▶ [Request]: Copy out the listing that follows, exactly, without its pictures.

▶ [Recorded data]:
• • • • •

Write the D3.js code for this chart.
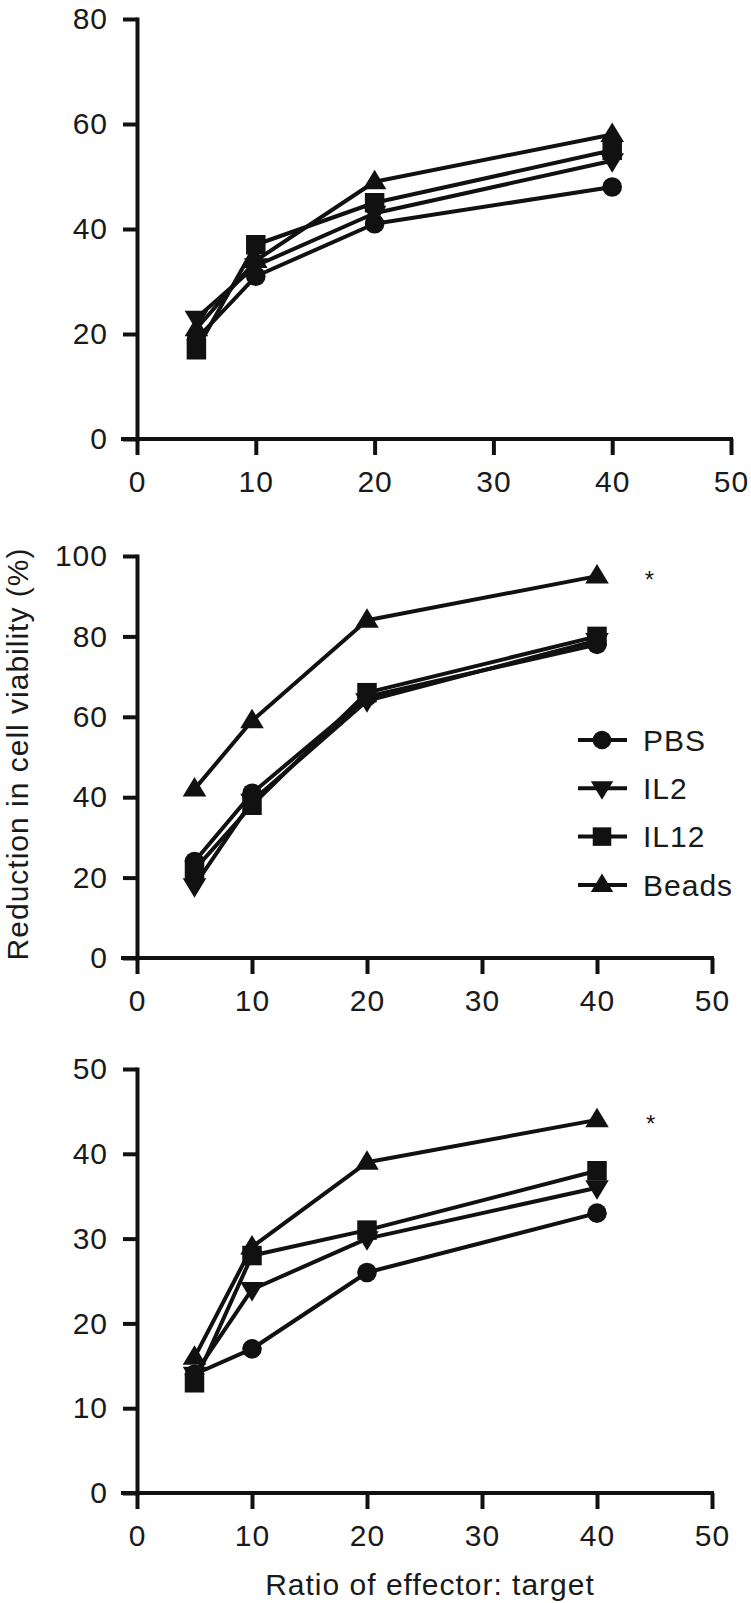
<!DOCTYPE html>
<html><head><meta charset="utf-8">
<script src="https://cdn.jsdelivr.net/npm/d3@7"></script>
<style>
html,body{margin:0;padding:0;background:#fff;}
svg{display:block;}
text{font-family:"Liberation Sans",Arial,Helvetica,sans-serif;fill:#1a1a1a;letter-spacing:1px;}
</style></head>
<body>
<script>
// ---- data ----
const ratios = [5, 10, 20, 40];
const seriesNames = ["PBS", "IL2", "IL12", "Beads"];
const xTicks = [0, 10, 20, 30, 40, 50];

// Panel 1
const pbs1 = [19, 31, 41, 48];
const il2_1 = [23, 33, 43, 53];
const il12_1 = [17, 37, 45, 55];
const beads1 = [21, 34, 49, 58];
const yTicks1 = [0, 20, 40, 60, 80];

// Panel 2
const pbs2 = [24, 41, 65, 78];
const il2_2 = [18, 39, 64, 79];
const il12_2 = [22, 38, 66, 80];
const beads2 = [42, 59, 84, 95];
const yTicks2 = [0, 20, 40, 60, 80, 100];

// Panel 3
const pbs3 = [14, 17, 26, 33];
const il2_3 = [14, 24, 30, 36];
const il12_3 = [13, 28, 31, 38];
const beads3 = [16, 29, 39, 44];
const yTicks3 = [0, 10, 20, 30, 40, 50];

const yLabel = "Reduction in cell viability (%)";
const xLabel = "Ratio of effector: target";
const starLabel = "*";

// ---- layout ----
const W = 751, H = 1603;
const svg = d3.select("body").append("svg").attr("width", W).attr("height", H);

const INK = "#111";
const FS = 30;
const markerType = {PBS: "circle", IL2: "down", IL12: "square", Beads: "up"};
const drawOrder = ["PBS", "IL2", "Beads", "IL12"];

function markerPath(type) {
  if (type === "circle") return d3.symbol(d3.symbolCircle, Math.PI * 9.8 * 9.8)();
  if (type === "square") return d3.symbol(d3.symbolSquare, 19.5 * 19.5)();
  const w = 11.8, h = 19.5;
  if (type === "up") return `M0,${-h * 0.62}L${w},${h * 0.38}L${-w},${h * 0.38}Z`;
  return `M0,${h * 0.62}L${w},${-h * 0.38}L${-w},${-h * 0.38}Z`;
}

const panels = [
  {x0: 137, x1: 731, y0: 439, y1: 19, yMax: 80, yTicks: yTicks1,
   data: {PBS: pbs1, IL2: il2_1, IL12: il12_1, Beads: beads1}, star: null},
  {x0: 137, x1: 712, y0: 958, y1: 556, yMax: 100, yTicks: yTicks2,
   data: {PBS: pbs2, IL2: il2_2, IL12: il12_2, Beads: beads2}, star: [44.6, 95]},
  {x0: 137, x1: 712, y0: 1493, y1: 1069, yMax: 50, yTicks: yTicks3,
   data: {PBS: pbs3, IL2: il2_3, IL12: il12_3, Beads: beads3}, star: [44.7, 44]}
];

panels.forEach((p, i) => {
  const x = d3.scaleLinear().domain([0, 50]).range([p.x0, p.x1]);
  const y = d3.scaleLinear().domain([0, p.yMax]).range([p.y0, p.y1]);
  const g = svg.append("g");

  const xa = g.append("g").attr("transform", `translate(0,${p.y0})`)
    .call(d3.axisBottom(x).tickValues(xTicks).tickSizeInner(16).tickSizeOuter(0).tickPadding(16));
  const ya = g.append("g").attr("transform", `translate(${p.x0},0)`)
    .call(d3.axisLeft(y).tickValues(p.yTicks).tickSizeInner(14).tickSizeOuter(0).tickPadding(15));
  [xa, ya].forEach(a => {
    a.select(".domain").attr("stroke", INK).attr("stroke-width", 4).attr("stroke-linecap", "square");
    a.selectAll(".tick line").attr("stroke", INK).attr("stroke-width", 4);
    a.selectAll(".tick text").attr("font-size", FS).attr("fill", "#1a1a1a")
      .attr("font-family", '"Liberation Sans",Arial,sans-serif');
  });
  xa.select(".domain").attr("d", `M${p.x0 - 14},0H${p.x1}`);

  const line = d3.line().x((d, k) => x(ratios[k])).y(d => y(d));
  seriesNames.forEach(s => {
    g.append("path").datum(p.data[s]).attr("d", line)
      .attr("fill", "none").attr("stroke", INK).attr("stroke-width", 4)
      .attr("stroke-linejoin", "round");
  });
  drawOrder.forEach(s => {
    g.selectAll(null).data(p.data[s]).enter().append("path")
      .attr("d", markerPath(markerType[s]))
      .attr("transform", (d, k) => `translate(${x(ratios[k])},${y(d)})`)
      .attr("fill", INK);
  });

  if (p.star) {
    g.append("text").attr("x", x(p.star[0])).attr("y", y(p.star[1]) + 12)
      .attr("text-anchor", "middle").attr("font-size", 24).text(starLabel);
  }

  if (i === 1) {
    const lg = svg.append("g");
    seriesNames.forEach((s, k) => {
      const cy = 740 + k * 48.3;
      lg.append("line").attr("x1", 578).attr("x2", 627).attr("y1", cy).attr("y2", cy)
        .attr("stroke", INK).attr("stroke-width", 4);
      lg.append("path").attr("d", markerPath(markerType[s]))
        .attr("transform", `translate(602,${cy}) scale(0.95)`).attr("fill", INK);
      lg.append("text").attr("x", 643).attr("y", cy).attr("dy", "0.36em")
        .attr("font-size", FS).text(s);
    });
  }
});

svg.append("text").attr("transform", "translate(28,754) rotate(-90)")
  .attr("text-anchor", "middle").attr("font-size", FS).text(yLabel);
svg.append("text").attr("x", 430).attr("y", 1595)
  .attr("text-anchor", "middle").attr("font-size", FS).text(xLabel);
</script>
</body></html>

• • • • •

▶ [Reply to the exercise]:
Write the D3.js code for this chart.
<!DOCTYPE html>
<html><head><meta charset="utf-8">
<script src="https://cdn.jsdelivr.net/npm/d3@7"></script>
<style>
html,body{margin:0;padding:0;background:#fff;}
svg{display:block;}
text{font-family:"Liberation Sans",Arial,Helvetica,sans-serif;fill:#1a1a1a;letter-spacing:1px;}
</style></head>
<body>
<script>
// ---- data ----
const ratios = [5, 10, 20, 40];
const seriesNames = ["PBS", "IL2", "IL12", "Beads"];
const xTicks = [0, 10, 20, 30, 40, 50];

// Panel 1
const pbs1 = [19, 31, 41, 48];
const il2_1 = [23, 33, 43, 53];
const il12_1 = [17, 37, 45, 55];
const beads1 = [21, 34, 49, 58];
const yTicks1 = [0, 20, 40, 60, 80];

// Panel 2
const pbs2 = [24, 41, 65, 78];
const il2_2 = [18, 39, 64, 79];
const il12_2 = [22, 38, 66, 80];
const beads2 = [42, 59, 84, 95];
const yTicks2 = [0, 20, 40, 60, 80, 100];

// Panel 3
const pbs3 = [14, 17, 26, 33];
const il2_3 = [14, 24, 30, 36];
const il12_3 = [13, 28, 31, 38];
const beads3 = [16, 29, 39, 44];
const yTicks3 = [0, 10, 20, 30, 40, 50];

const yLabel = "Reduction in cell viability (%)";
const xLabel = "Ratio of effector: target";
const starLabel = "*";

// ---- layout ----
const W = 751, H = 1603;
const svg = d3.select("body").append("svg").attr("width", W).attr("height", H);

const INK = "#111";
const FS = 30;
const markerType = {PBS: "circle", IL2: "down", IL12: "square", Beads: "up"};
const drawOrder = ["PBS", "IL2", "Beads", "IL12"];

function markerPath(type) {
  if (type === "circle") return d3.symbol(d3.symbolCircle, Math.PI * 9.8 * 9.8)();
  if (type === "square") return d3.symbol(d3.symbolSquare, 19.5 * 19.5)();
  const w = 11.8, h = 19.5;
  if (type === "up") return `M0,${-h * 0.62}L${w},${h * 0.38}L${-w},${h * 0.38}Z`;
  return `M0,${h * 0.62}L${w},${-h * 0.38}L${-w},${-h * 0.38}Z`;
}

const panels = [
  {x0: 137, x1: 731, y0: 439, y1: 19, yMax: 80, yTicks: yTicks1,
   data: {PBS: pbs1, IL2: il2_1, IL12: il12_1, Beads: beads1}, star: null},
  {x0: 137, x1: 712, y0: 958, y1: 556, yMax: 100, yTicks: yTicks2,
   data: {PBS: pbs2, IL2: il2_2, IL12: il12_2, Beads: beads2}, star: [44.6, 95]},
  {x0: 137, x1: 712, y0: 1493, y1: 1069, yMax: 50, yTicks: yTicks3,
   data: {PBS: pbs3, IL2: il2_3, IL12: il12_3, Beads: beads3}, star: [44.7, 44]}
];

panels.forEach((p, i) => {
  const x = d3.scaleLinear().domain([0, 50]).range([p.x0, p.x1]);
  const y = d3.scaleLinear().domain([0, p.yMax]).range([p.y0, p.y1]);
  const g = svg.append("g");

  const xa = g.append("g").attr("transform", `translate(0,${p.y0})`)
    .call(d3.axisBottom(x).tickValues(xTicks).tickSizeInner(16).tickSizeOuter(0).tickPadding(16));
  const ya = g.append("g").attr("transform", `translate(${p.x0},0)`)
    .call(d3.axisLeft(y).tickValues(p.yTicks).tickSizeInner(14).tickSizeOuter(0).tickPadding(15));
  [xa, ya].forEach(a => {
    a.select(".domain").attr("stroke", INK).attr("stroke-width", 4).attr("stroke-linecap", "square");
    a.selectAll(".tick line").attr("stroke", INK).attr("stroke-width", 4);
    a.selectAll(".tick text").attr("font-size", FS).attr("fill", "#1a1a1a")
      .attr("font-family", '"Liberation Sans",Arial,sans-serif');
  });
  xa.select(".domain").attr("d", `M${p.x0 - 14},0H${p.x1}`);

  const line = d3.line().x((d, k) => x(ratios[k])).y(d => y(d));
  seriesNames.forEach(s => {
    g.append("path").datum(p.data[s]).attr("d", line)
      .attr("fill", "none").attr("stroke", INK).attr("stroke-width", 4)
      .attr("stroke-linejoin", "round");
  });
  drawOrder.forEach(s => {
    g.selectAll(null).data(p.data[s]).enter().append("path")
      .attr("d", markerPath(markerType[s]))
      .attr("transform", (d, k) => `translate(${x(ratios[k])},${y(d)})`)
      .attr("fill", INK);
  });

  if (p.star) {
    g.append("text").attr("x", x(p.star[0])).attr("y", y(p.star[1]) + 12)
      .attr("text-anchor", "middle").attr("font-size", 24).text(starLabel);
  }

  if (i === 1) {
    const lg = svg.append("g");
    seriesNames.forEach((s, k) => {
      const cy = 740 + k * 48.3;
      lg.append("line").attr("x1", 578).attr("x2", 627).attr("y1", cy).attr("y2", cy)
        .attr("stroke", INK).attr("stroke-width", 4);
      lg.append("path").attr("d", markerPath(markerType[s]))
        .attr("transform", `translate(602,${cy}) scale(0.95)`).attr("fill", INK);
      lg.append("text").attr("x", 643).attr("y", cy).attr("dy", "0.36em")
        .attr("font-size", FS).text(s);
    });
  }
});

svg.append("text").attr("transform", "translate(28,754) rotate(-90)")
  .attr("text-anchor", "middle").attr("font-size", FS).text(yLabel);
svg.append("text").attr("x", 430).attr("y", 1595)
  .attr("text-anchor", "middle").attr("font-size", FS).text(xLabel);
</script>
</body></html>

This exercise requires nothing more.